● Records supplied:
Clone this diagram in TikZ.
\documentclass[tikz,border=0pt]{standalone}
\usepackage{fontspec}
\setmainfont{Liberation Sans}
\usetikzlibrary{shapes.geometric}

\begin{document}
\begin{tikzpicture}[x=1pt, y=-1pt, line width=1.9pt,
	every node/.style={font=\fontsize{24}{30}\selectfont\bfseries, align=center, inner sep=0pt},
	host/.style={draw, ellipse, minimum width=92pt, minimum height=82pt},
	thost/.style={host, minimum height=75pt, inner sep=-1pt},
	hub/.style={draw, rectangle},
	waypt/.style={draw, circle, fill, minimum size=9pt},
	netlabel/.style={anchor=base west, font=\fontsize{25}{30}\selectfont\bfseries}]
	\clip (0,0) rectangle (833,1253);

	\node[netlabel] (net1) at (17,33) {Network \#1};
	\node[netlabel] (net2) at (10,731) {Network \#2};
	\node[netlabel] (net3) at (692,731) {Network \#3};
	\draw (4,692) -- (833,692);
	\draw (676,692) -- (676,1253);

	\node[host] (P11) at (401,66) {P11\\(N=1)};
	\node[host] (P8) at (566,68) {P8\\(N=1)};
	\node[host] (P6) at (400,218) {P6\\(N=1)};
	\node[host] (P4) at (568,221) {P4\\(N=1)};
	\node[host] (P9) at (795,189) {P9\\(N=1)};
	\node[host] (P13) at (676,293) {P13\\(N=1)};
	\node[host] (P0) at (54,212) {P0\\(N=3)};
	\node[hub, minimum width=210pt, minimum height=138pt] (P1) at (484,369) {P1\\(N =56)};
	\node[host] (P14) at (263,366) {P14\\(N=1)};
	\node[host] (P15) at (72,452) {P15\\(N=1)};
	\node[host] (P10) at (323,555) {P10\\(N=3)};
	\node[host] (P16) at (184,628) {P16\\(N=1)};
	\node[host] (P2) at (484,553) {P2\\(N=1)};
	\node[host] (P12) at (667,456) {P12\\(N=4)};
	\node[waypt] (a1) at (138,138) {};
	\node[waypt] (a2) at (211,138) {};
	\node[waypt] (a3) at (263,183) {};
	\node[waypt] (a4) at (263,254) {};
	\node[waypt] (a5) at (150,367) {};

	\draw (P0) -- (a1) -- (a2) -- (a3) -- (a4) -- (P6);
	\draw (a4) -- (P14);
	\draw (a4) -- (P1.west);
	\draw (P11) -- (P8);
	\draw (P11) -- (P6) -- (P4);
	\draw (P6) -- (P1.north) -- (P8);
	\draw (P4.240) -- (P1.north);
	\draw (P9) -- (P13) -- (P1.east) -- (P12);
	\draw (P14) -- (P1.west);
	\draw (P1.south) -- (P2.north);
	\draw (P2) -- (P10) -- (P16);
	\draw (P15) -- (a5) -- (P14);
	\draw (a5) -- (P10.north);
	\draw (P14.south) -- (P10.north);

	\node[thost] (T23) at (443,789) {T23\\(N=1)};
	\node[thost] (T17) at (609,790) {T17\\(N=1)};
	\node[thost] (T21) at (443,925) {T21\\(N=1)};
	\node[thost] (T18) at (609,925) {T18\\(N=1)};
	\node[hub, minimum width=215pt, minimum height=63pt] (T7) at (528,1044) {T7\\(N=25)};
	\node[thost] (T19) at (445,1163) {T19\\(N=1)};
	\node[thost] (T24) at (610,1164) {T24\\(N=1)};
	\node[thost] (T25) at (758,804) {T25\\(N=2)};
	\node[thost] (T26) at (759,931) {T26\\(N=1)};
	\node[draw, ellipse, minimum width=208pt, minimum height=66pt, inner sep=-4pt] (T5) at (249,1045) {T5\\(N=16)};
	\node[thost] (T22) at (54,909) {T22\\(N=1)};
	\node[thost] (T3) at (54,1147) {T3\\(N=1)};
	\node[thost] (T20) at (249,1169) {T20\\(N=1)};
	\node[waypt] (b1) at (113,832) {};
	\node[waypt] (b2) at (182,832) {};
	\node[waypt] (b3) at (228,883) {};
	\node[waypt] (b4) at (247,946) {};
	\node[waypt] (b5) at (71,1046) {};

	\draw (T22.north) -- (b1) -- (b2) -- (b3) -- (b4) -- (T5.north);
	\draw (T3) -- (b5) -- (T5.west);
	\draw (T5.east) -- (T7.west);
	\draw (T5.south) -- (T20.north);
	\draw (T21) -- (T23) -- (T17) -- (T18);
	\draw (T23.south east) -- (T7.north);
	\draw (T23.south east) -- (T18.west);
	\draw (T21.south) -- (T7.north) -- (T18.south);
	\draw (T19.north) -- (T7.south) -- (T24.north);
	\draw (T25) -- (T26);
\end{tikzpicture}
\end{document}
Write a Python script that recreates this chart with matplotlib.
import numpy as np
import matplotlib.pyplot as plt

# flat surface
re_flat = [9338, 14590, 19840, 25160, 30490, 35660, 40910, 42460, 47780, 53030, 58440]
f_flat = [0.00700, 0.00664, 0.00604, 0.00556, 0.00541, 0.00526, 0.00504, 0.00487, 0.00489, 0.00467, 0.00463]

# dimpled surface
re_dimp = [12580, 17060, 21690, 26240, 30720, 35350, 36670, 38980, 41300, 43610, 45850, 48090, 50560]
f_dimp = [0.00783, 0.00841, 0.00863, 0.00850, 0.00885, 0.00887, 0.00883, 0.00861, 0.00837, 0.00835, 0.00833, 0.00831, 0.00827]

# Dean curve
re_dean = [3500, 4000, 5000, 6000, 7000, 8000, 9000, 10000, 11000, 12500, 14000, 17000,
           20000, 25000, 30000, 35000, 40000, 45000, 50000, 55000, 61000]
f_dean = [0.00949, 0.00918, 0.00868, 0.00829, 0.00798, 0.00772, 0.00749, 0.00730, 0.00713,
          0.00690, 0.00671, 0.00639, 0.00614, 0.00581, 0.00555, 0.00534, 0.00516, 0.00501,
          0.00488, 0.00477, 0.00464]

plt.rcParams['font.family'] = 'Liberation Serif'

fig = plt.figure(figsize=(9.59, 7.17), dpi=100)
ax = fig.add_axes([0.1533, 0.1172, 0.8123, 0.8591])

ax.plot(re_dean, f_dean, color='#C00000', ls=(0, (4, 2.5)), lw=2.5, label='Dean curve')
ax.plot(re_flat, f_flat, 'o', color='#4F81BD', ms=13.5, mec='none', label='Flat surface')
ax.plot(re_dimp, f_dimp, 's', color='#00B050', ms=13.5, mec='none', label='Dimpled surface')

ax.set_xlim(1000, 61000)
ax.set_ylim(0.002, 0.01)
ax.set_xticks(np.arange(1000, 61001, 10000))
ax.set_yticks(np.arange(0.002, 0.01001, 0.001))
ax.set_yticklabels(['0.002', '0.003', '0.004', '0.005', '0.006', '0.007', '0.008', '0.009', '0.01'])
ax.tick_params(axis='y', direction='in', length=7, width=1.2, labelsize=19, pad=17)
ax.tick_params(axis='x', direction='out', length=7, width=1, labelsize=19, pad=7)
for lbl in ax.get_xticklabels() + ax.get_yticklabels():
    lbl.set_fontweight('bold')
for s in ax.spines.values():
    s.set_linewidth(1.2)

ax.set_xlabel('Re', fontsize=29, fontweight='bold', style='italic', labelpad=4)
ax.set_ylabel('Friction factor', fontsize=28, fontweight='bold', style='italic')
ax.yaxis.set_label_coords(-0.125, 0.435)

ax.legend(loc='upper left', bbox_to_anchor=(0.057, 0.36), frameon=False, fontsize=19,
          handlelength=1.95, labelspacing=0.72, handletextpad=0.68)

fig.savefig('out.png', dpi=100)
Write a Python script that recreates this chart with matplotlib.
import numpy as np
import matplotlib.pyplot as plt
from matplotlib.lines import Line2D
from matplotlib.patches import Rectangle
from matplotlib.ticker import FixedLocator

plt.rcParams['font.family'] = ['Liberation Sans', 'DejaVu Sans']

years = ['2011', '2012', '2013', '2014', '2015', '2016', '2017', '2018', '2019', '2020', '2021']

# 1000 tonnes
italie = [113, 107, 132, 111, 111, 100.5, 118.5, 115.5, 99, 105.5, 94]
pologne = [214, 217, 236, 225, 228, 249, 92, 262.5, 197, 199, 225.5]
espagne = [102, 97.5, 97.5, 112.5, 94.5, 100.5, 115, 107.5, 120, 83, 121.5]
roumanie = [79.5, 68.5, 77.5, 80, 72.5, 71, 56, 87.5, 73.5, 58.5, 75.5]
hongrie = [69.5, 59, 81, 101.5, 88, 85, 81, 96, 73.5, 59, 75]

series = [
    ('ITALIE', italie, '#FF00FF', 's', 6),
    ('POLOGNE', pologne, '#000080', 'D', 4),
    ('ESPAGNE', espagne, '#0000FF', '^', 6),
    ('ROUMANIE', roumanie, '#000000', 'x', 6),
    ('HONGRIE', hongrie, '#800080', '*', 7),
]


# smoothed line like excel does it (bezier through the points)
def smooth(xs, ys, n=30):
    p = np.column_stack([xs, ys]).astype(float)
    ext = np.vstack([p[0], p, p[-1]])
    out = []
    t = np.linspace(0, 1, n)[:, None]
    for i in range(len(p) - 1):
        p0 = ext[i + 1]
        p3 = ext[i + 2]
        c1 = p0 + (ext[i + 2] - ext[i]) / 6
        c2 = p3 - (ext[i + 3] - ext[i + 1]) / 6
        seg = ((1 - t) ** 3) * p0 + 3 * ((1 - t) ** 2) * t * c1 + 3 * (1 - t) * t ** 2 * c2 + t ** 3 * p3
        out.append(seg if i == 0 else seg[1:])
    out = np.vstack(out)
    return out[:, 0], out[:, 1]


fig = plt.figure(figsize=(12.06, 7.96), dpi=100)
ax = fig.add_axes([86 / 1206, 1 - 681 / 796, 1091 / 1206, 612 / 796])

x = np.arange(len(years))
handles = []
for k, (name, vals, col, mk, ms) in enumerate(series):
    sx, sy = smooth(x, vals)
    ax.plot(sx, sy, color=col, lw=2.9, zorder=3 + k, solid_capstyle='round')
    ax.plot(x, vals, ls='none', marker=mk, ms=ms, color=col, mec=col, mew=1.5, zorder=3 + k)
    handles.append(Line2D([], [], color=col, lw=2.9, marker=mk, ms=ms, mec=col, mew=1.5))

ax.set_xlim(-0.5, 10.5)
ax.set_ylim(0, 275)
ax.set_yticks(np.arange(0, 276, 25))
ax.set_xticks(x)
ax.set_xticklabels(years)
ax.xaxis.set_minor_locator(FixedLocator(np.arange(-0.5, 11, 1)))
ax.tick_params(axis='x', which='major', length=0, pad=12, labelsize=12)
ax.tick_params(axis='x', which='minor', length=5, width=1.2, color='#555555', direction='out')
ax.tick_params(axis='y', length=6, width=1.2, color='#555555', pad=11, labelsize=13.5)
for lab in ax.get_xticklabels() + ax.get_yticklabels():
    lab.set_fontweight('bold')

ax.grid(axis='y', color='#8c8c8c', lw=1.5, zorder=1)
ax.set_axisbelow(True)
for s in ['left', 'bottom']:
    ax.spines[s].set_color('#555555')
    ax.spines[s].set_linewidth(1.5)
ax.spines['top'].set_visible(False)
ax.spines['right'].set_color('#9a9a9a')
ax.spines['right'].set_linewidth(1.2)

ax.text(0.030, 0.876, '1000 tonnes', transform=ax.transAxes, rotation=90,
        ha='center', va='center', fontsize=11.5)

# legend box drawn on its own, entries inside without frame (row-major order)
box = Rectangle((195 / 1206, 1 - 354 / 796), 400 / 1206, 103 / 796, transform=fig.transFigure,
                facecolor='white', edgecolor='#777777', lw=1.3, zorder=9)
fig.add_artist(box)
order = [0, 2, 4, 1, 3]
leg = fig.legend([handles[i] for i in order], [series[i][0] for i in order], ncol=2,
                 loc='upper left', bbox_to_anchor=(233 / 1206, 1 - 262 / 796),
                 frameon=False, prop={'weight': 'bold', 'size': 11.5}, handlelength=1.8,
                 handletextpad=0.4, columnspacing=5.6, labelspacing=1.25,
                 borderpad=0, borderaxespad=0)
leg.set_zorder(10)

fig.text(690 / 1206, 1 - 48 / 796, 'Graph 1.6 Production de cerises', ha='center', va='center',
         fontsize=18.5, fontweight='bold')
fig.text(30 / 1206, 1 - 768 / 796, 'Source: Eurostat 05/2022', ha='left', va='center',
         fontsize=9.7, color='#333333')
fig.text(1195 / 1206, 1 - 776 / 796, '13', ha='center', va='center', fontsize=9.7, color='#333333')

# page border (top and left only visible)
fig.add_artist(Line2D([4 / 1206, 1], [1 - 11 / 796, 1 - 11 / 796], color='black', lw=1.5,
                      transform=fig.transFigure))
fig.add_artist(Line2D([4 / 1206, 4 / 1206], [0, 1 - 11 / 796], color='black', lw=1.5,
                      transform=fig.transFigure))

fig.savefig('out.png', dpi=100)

● What the task requires:
Word for word, quote the lines of the material from the first line through the line with "(0,0) rectangle (833,1253);", both ends included.

● The completed task:
Clone this diagram in TikZ.
\documentclass[tikz,border=0pt]{standalone}
\usepackage{fontspec}
\setmainfont{Liberation Sans}
\usetikzlibrary{shapes.geometric}

\begin{document}
\begin{tikzpicture}[x=1pt, y=-1pt, line width=1.9pt,
	every node/.style={font=\fontsize{24}{30}\selectfont\bfseries, align=center, inner sep=0pt},
	host/.style={draw, ellipse, minimum width=92pt, minimum height=82pt},
	thost/.style={host, minimum height=75pt, inner sep=-1pt},
	hub/.style={draw, rectangle},
	waypt/.style={draw, circle, fill, minimum size=9pt},
	netlabel/.style={anchor=base west, font=\fontsize{25}{30}\selectfont\bfseries}]
	\clip (0,0) rectangle (833,1253);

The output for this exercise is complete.